Probably the most sobering comparison is to look at a chart of how much private wealth has been created in Superannuation accounts and then look at a chart of the debt that we face for Social Security.

To be blunt, the Aussies are kicking our butts. Their system gets stronger every day and our system generates more red ink every day.

And their system is earning praise from unexpected places. The Center for Retirement Research at Boston College, led by a former Clinton Administration official, is not a bastion of laissez-faire thinking. So it’s noteworthy when it publishes a study praising Superannuation.

Australia’s retirement income system is regarded by some as among the best in the world. It has achieved high individual saving rates and broad coverage at reasonably low cost to the government.

Since I wrote my dissertation on Australia’s system, I can say with confidence that the author is not exaggerating. It’s a very good role model, for reasons I’ve previously discussed.

Here’s more from the Boston College study.

The program requires employers to contribute 9 percent of earnings, rising to 12 percent by 2020, to a tax-advantaged retirement plan for each employee age 18 to 70 who earns more than a specified minimum amount. …Over 90 percent of employed Australians have savings in a Superannuation account, and the total assets in these accounts now exceed Australia’s Gross Domestic Product. …Australia has been extremely effective in achieving key goals of any retirement income system. …Its Superannuation Guarantee program has generated high and rising levels of saving by essentially the entire active workforce.

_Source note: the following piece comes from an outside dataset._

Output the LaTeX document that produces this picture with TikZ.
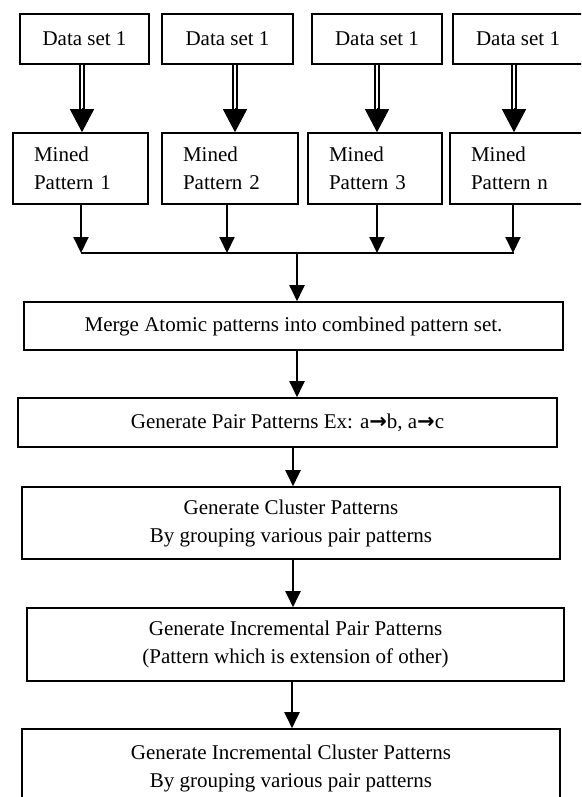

The study does include some criticisms, some of which are warranted. The system can be gamed by those who want to take advantage of the safety net retirement system maintained by the government.

Australia’s means-tested Age Pension creates incentives to reduce one’s “means” in order to collect a higher means-tested benefit. This can be done by spending down one’s savings and/or investing these savings in assets excluded from the Age Pension means test. What makes this situation especially problematic is that workers can currently access their Superannuation savings at age 55, ten years before becoming eligible for Age Pension benefits at 65. This ability creates an incentive to retire early, live on these savings until eligible for an Age Pension, and collect a higher benefit, sometimes referred to as “double dipping.”

Though I admit dealing with this issue may require a bit of paternalism. Should individuals be forced to turn their retirement accounts into an income stream (called annuitization) once they reach retirement age?